▶ PROMPT: Take the lines from the beginning of the data below through the line holding "758.2, 747.1, 743];" and return exactly those.
▬▬▬
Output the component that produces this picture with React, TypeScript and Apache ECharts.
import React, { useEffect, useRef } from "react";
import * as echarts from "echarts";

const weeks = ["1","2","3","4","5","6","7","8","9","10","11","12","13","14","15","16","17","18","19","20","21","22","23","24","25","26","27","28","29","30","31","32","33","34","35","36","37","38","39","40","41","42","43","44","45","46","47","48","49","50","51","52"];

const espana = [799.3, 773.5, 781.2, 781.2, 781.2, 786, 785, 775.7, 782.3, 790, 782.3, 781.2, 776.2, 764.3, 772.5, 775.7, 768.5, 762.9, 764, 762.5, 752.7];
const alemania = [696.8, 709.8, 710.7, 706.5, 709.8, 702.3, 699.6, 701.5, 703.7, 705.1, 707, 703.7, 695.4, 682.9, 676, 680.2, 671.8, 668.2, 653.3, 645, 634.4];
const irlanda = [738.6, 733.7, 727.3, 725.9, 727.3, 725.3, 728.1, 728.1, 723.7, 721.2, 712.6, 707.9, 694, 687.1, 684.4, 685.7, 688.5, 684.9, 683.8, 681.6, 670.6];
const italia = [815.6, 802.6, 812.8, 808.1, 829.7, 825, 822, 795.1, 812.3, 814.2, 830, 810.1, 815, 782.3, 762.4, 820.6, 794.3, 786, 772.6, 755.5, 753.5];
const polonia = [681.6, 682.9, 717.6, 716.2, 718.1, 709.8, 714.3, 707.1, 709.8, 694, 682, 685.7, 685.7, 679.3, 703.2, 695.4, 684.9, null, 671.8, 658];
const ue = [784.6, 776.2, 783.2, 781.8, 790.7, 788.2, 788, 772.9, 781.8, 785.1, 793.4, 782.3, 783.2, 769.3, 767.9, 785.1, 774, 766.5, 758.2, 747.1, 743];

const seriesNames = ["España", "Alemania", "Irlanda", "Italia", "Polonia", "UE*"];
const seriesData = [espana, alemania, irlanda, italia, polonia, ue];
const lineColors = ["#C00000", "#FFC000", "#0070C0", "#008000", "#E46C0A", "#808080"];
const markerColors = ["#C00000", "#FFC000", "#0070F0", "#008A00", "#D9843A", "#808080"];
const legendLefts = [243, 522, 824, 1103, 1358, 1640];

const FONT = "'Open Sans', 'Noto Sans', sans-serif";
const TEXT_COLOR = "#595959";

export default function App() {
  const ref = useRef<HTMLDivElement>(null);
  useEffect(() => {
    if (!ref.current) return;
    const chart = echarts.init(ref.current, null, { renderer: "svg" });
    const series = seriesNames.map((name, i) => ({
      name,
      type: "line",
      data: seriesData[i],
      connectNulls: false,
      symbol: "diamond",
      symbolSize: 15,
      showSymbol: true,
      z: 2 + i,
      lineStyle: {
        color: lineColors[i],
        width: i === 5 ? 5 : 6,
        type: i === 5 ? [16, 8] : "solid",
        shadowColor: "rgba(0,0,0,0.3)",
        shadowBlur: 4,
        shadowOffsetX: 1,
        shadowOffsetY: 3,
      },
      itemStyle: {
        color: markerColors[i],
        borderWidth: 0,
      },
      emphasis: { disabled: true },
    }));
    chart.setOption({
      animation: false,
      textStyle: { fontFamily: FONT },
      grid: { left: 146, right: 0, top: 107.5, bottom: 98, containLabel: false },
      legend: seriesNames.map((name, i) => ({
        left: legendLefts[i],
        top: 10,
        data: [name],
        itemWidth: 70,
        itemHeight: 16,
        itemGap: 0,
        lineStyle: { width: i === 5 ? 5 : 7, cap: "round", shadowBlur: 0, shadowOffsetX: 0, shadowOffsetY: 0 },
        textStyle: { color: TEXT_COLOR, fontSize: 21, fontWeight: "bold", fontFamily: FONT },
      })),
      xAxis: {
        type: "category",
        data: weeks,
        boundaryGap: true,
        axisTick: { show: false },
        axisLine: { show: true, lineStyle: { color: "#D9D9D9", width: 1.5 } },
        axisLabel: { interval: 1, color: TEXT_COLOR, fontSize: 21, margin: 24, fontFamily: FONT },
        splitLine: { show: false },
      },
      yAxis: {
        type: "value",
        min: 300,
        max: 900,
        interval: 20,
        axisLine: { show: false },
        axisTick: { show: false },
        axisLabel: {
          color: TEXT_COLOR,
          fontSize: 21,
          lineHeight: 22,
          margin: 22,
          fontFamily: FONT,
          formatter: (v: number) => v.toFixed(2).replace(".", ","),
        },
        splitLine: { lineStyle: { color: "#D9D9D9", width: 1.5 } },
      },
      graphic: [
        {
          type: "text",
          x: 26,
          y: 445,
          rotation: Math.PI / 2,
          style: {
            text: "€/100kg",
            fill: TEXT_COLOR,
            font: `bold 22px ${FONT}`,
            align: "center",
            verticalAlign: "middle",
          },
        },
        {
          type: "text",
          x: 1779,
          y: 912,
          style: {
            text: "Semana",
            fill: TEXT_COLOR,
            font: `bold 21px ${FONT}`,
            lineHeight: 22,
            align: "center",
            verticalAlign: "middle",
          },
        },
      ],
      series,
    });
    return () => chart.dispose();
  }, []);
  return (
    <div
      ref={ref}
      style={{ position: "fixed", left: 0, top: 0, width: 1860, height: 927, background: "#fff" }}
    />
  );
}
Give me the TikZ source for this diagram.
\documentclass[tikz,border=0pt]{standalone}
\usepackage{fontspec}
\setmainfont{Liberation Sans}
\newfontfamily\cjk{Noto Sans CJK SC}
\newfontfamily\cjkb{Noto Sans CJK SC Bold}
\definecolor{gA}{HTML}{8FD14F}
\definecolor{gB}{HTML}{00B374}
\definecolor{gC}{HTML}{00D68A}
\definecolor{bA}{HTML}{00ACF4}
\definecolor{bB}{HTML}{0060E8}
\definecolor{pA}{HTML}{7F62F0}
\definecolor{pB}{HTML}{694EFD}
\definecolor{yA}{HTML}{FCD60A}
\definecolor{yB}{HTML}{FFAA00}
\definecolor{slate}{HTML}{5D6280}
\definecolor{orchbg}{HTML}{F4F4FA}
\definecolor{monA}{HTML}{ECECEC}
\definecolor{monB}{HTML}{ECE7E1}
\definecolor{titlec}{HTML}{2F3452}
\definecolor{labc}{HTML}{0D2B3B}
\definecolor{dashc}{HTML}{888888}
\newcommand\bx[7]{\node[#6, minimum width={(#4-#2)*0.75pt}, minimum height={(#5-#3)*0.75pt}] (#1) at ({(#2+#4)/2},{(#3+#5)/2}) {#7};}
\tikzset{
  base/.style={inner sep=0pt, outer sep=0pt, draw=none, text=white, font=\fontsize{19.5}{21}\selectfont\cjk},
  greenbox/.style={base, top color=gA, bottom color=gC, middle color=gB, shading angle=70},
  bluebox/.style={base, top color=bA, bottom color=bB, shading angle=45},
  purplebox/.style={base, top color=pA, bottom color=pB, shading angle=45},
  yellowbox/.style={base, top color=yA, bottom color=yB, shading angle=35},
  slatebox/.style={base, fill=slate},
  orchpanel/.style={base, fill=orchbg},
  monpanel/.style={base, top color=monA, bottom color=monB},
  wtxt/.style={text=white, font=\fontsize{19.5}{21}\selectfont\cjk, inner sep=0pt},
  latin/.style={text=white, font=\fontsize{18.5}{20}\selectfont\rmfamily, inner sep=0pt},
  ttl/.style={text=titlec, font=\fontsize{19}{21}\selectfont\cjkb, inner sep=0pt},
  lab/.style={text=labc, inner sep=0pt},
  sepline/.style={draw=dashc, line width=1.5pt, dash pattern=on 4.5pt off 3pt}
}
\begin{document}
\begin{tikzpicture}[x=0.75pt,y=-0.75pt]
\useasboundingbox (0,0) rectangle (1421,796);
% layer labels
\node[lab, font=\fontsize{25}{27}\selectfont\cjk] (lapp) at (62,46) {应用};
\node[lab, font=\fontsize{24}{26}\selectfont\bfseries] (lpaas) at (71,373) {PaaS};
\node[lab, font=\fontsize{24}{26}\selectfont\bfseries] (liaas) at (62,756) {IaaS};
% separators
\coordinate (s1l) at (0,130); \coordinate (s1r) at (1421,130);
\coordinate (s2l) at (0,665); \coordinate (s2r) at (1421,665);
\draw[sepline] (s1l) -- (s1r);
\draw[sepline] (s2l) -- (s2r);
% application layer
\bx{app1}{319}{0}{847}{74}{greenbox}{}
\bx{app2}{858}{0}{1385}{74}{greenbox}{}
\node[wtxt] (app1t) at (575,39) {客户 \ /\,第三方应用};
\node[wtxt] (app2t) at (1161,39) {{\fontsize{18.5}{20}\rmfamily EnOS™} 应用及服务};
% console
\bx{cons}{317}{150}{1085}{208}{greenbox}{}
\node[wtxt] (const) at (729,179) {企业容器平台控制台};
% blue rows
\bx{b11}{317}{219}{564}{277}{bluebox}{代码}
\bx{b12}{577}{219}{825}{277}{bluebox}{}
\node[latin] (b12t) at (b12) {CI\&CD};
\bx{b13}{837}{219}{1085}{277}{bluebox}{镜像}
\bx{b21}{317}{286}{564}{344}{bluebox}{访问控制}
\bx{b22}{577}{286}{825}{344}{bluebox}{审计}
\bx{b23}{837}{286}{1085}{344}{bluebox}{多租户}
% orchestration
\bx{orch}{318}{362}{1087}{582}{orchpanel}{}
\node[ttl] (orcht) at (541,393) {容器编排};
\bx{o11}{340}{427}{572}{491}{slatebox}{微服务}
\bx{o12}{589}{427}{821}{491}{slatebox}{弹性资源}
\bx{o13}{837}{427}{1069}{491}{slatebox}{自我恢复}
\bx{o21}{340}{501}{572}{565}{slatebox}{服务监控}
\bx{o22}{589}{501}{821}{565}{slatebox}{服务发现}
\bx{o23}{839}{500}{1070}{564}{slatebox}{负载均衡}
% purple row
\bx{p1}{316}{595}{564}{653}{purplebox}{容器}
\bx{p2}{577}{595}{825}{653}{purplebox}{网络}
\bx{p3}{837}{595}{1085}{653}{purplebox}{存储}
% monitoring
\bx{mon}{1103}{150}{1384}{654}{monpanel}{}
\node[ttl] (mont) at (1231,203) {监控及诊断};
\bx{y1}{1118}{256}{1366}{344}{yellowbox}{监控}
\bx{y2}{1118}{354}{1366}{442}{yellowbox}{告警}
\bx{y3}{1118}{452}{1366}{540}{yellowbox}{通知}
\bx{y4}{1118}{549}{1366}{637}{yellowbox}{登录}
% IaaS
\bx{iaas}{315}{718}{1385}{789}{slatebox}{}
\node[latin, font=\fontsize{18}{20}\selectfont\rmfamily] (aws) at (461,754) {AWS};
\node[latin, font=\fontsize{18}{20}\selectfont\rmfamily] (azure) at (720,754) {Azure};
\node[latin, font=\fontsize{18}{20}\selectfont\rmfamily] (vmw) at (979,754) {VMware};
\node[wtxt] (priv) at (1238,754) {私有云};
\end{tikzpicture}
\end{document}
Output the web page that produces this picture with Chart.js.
▬▬▬
▶ ANSWER:
Output the component that produces this picture with React, TypeScript and Apache ECharts.
import React, { useEffect, useRef } from "react";
import * as echarts from "echarts";

const weeks = ["1","2","3","4","5","6","7","8","9","10","11","12","13","14","15","16","17","18","19","20","21","22","23","24","25","26","27","28","29","30","31","32","33","34","35","36","37","38","39","40","41","42","43","44","45","46","47","48","49","50","51","52"];

const espana = [799.3, 773.5, 781.2, 781.2, 781.2, 786, 785, 775.7, 782.3, 790, 782.3, 781.2, 776.2, 764.3, 772.5, 775.7, 768.5, 762.9, 764, 762.5, 752.7];
const alemania = [696.8, 709.8, 710.7, 706.5, 709.8, 702.3, 699.6, 701.5, 703.7, 705.1, 707, 703.7, 695.4, 682.9, 676, 680.2, 671.8, 668.2, 653.3, 645, 634.4];
const irlanda = [738.6, 733.7, 727.3, 725.9, 727.3, 725.3, 728.1, 728.1, 723.7, 721.2, 712.6, 707.9, 694, 687.1, 684.4, 685.7, 688.5, 684.9, 683.8, 681.6, 670.6];
const italia = [815.6, 802.6, 812.8, 808.1, 829.7, 825, 822, 795.1, 812.3, 814.2, 830, 810.1, 815, 782.3, 762.4, 820.6, 794.3, 786, 772.6, 755.5, 753.5];
const polonia = [681.6, 682.9, 717.6, 716.2, 718.1, 709.8, 714.3, 707.1, 709.8, 694, 682, 685.7, 685.7, 679.3, 703.2, 695.4, 684.9, null, 671.8, 658];
const ue = [784.6, 776.2, 783.2, 781.8, 790.7, 788.2, 788, 772.9, 781.8, 785.1, 793.4, 782.3, 783.2, 769.3, 767.9, 785.1, 774, 766.5, 758.2, 747.1, 743];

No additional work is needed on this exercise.